This week, the protected bike lane on Milwaukee Ave in Chicago made a debut, now one of a few truly protected bike facilities in Chicago. Milwaukee Ave sees as many as 4,800 riders* daily. We can’t stop now, we’ve got to keep building more!
Everyone certainly has their own opinion on where the next lanes should go, and I have my own suggestion based on my normal commute home, and based on what I feel is a missing connection between two existing lanes.
Going north from downtown, the Dearborn protected lane stops at Kinzie, where it turns into a mess of taxis parked in the left-side bike lane, cars turning left (and almost always nearly hooking those on bikes), and lights that seemed synchronized to promote fast driving. At Chicago Ave, the lane used to abruptly end; as of this week, a bike lane has been striped 3 blocks north to Walton. Dearborn continues as a two-way street all the way to North Ave, with no bike lane.

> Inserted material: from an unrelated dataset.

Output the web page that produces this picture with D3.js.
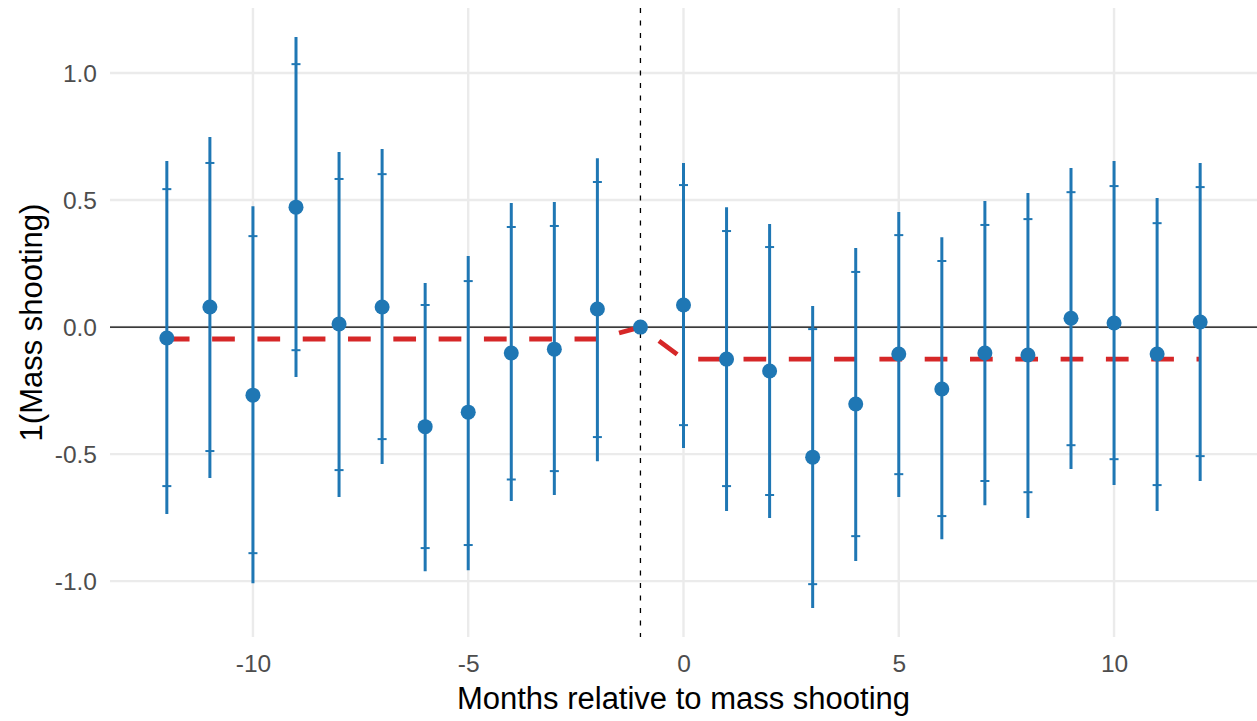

Clark St, one block west, is striped with a bike lane, but there is no indication that Clark is a good northbound route from Dearborn at Walton. The lane is on the left side of Dearborn, meaning that it is a slightly complex maneuver to turn left with all the cars also confused on how to proceed. Unfortunately both streets are too narrow for a protected bike lane.
The Dearborn protected bike lane should be extended from Kinzie, where it currently ends, all the way north to North Ave. Unfortunately for all Chicagoans, this is infeasible due to the infamous parking meter “deal.”
You could make the case that a protected bike lane on Dearborn after Chicago Ave isn’t necessary, since the street is relatively calm as it is, but that ignores the fact that the majority of people who want to ride a bike, but don’t currently, probably aren’t riding because they don’t feel safe doing so. Protected bike lanes are a great way to get these people out on their bikes.
In addition, extending the lane all the way to North provides a good connection to the Lakefront Trail and Clark St or Lincoln Ave. Which brings me to my next point…
Clark St between North Ave and Armitage needs to be narrowed, with a protected bike lane installed:
Right now, this half-mile stretch is about 62′ wide: that’s wide enough for (at least) one 11′ travel lane in each direction, two 7′ parking lanes, a 7′ bike lane in each direction, and 3′ of protection between the bike lane and parked cars. That’s also plenty of room to allow a bus island so that the buses don’t have to cross in front of the bike lane.
There are currently two travel lanes in each direction on this stretch of Clark, but I’d argue it’s more of a 1.5-lane arrangement; there are quite a few other people riding bikes along it that occupy enough of the pothole-ridden right lane that most drivers switch to the left lane, and many drivers anticipate continuing north on Clark instead of turning right onto Lincoln Park West, also forcing them into the leftmost lane.
Finally, the 4-lane layout of the street just doesn’t make sense. For just a half mile, drivers get two lanes: going north on Clark until North, there is only one lane in each direction; starting at Armitage, the street goes back to one lane. There’s no reason for there to be an extra lane in each direction for just a half mile.
The protected lane would end at Armitage, where Clark veers to the left and Lincoln Park West (arguably a pointless street that ends 3.5 blocks further north) continues to the right. Those on bikes could also get a head start on traffic, ensuring they can safely get on Clark ahead, which only has sharrows.
0.5 miles isn’t a lot of new space for people on bikes, but the city and several bike advocates are cheering over a 0.8 mile protected lane on Milwaukee Ave. Providing this is a good link into Lincoln Park from River North and downtown. With the limitations on what planners can do with parking, we have to take what we can get for now, and try hard to make Chicagoans feel safe while riding a bike so that more can do it!
* This page states there are 12,000 cars daily on Milwaukee and estimates 40% of the traffic is bikes. That is 4,800 bikes. Correct me if I am wrong.
Addition (6/17/2013): It was brought to my attention that Bike Walk Lincoln Park covered this stretch of Clark two years ago. Clearly it is still in need of a road diet. With the city building more protected bike lanes perhaps we will see this soon.